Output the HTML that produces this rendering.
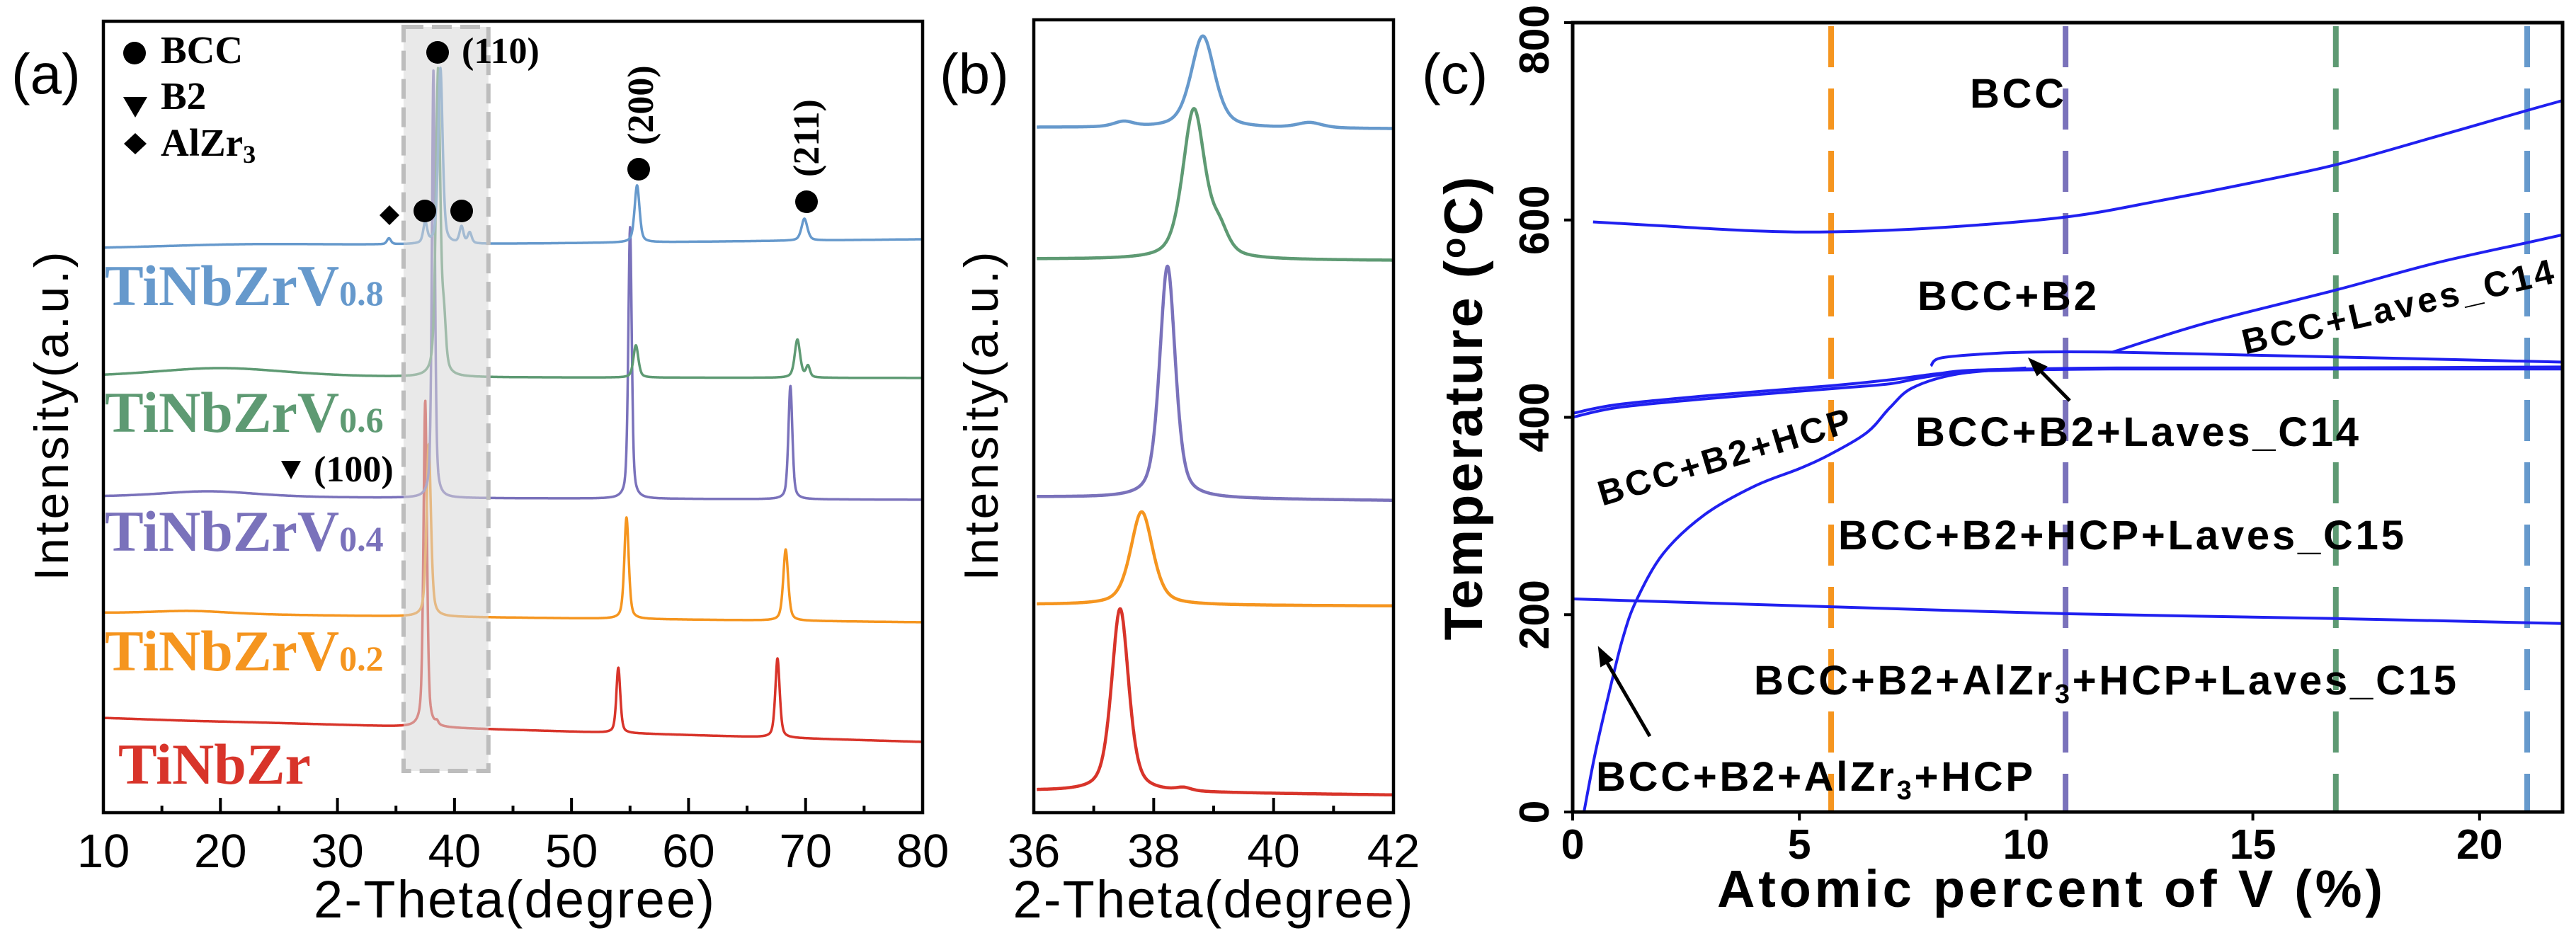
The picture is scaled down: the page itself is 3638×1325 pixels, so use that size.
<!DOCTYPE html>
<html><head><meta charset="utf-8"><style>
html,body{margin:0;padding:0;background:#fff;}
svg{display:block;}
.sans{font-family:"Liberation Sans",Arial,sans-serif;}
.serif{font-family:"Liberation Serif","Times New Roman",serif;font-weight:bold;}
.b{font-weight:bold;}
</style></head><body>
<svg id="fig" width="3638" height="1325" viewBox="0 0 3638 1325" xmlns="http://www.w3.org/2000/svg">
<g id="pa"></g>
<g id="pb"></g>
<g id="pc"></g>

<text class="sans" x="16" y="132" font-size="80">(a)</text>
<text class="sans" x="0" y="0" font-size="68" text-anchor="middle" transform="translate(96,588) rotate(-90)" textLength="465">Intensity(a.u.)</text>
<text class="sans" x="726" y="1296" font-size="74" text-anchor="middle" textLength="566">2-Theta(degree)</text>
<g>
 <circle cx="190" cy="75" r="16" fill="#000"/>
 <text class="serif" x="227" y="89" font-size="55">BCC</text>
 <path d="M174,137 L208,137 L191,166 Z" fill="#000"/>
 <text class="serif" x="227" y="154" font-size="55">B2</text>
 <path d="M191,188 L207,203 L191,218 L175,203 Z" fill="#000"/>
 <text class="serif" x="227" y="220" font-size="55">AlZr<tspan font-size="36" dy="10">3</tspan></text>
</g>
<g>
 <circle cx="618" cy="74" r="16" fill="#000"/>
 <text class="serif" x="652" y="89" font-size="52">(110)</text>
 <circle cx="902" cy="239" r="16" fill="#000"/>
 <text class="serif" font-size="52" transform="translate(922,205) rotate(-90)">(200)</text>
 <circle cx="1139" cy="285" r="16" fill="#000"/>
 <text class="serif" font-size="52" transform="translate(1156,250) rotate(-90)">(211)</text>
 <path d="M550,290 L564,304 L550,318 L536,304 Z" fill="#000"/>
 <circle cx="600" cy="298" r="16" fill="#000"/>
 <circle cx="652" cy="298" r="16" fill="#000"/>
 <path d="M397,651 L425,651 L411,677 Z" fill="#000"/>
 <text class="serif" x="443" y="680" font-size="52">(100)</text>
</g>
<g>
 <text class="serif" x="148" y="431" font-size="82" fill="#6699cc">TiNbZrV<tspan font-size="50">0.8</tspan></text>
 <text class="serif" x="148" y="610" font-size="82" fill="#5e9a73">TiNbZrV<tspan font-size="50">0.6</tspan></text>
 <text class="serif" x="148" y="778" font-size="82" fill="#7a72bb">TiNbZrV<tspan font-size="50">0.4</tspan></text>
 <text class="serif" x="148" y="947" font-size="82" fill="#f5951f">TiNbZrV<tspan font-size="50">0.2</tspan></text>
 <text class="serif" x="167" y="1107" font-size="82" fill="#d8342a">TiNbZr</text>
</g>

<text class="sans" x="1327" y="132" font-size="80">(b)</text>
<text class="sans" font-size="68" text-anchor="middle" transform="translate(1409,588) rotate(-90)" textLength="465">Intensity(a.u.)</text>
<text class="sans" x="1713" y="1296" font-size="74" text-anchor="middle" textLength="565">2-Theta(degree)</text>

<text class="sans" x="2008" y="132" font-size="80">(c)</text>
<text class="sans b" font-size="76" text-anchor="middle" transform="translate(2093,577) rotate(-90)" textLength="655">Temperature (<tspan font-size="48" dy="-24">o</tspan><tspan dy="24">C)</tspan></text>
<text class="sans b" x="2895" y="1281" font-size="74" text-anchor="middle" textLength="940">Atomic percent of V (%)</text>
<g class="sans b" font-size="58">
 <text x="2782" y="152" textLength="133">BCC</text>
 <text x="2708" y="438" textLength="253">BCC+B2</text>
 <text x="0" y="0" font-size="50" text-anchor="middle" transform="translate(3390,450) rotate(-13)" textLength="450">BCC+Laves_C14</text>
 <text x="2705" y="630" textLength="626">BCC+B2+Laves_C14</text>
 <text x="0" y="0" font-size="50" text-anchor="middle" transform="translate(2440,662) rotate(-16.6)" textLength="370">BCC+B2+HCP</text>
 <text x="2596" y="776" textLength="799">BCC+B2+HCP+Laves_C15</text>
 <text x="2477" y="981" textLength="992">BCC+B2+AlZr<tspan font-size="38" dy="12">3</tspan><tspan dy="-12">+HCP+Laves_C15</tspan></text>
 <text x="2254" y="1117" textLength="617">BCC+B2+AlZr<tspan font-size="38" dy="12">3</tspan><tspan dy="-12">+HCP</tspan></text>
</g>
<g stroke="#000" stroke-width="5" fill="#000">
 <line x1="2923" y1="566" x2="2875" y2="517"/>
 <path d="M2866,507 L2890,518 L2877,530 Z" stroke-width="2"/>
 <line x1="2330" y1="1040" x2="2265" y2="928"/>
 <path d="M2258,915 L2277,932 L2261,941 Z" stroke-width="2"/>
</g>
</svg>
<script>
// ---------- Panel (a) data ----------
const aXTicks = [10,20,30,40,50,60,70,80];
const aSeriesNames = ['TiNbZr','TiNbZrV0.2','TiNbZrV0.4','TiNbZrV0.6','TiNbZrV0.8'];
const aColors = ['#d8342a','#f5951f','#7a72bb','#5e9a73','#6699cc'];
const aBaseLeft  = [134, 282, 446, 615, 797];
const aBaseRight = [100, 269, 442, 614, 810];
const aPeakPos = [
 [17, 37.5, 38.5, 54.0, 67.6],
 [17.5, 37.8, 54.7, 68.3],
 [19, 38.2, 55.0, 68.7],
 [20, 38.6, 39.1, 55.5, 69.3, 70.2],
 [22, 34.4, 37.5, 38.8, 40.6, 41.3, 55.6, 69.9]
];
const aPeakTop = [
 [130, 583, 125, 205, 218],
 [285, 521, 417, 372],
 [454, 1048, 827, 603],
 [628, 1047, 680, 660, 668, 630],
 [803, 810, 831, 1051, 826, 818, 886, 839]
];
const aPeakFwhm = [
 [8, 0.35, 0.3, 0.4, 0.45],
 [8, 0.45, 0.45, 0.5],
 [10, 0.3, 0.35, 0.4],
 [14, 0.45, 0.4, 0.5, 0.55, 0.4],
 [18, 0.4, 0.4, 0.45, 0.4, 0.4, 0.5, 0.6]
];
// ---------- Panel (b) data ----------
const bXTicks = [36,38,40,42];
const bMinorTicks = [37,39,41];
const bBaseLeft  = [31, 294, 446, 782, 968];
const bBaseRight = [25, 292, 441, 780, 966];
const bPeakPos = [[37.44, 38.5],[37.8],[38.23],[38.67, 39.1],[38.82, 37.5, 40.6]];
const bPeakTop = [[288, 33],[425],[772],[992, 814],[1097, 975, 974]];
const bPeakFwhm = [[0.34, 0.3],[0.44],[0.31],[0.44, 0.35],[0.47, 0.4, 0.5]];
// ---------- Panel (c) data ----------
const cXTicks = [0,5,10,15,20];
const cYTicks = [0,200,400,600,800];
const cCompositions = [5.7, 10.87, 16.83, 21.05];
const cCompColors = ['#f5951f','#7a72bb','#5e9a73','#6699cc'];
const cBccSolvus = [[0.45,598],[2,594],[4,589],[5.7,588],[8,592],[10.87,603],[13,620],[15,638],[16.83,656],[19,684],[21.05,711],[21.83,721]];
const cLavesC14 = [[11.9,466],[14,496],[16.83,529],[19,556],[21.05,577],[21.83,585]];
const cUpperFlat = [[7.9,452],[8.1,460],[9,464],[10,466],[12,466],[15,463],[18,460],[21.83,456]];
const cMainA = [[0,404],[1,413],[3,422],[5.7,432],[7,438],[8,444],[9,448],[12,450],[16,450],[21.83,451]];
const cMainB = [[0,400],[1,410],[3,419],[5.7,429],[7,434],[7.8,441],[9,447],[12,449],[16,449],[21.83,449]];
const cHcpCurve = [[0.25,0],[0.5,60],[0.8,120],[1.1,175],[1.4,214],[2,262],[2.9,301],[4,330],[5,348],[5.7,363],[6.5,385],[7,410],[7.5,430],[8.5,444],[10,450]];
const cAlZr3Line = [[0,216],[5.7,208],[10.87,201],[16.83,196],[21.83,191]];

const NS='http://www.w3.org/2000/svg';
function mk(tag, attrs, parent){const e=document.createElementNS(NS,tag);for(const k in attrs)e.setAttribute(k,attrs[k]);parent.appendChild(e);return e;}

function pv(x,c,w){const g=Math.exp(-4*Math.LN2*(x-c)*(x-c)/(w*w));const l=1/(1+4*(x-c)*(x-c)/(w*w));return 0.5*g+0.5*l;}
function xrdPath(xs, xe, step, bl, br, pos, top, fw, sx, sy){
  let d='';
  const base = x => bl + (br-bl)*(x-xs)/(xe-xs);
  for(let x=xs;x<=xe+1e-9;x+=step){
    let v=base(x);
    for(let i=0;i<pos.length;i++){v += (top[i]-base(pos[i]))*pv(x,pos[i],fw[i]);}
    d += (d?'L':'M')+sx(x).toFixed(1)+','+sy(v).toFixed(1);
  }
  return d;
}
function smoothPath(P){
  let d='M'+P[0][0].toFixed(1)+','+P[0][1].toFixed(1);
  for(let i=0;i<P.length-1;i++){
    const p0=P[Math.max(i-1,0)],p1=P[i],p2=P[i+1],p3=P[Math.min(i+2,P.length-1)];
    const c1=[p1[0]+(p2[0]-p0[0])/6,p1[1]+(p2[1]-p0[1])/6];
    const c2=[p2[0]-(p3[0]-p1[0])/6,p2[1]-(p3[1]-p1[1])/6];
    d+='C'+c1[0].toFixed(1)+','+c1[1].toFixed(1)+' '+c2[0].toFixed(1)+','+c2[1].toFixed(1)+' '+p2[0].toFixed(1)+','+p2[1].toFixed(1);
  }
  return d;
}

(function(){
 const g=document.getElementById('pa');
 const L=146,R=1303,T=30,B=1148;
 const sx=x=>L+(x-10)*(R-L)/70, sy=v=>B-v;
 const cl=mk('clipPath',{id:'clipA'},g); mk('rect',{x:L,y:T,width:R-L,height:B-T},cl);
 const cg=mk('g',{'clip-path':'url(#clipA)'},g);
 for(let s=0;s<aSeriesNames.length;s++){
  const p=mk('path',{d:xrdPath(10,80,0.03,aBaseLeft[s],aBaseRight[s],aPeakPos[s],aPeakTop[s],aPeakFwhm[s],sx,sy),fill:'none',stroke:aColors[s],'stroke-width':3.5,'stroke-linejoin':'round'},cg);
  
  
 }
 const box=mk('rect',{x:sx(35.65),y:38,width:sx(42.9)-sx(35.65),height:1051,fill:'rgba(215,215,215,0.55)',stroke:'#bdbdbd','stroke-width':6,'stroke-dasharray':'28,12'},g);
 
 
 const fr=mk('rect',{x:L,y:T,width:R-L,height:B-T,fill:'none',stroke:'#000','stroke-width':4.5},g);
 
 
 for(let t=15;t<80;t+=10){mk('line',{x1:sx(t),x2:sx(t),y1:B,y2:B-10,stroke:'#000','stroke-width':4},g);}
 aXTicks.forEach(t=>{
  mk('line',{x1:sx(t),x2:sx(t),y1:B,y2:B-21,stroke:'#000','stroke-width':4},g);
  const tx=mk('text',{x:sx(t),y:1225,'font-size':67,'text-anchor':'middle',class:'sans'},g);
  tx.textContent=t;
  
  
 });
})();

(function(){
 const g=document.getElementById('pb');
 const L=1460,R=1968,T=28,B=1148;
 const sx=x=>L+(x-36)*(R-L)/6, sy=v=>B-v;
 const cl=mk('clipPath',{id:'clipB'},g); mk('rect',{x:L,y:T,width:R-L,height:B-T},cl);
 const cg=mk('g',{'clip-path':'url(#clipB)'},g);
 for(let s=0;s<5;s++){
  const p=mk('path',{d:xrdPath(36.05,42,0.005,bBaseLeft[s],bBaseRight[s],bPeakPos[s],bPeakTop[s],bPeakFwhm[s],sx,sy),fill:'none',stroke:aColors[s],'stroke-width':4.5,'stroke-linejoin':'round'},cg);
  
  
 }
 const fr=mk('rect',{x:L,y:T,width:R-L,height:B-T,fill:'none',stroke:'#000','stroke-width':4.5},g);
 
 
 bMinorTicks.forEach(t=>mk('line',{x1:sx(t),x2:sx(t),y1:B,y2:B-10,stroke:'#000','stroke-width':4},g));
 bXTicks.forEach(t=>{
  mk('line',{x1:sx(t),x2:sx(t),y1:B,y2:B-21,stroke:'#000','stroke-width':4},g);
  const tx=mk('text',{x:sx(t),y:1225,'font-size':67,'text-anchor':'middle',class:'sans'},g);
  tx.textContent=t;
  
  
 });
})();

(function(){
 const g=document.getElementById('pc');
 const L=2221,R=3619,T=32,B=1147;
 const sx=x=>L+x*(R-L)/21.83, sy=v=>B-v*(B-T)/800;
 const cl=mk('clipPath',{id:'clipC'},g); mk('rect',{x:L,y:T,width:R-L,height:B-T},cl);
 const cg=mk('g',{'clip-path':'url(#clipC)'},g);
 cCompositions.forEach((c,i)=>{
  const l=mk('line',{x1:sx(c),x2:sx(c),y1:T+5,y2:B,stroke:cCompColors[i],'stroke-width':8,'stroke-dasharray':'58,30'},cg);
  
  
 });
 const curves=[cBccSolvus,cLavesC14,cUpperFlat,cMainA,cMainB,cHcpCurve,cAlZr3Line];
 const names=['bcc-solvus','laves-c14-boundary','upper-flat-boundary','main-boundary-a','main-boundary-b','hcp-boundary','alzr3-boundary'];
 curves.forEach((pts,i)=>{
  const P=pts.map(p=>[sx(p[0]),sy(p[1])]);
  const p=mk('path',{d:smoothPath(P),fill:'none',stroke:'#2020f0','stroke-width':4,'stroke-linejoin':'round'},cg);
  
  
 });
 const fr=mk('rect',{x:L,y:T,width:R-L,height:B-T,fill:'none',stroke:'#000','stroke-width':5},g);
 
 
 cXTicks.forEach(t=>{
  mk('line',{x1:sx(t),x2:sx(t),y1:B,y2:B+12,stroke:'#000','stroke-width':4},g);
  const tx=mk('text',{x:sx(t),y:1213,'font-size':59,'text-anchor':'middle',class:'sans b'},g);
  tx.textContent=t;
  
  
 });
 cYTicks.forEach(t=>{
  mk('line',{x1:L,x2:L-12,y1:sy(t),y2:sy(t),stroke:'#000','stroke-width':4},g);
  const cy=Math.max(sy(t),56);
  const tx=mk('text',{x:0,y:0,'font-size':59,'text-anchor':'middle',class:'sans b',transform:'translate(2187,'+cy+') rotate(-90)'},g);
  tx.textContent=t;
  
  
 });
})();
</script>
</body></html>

______

■ **EXERCISE REQUIREMENTS**
Find the lines containing "that" and pull them out.

■ **PROBLEM SOLUTION**
Output the HTML that produces this rendering.
The picture is scaled down: the page itself is 3638×1325 pixels, so use that size.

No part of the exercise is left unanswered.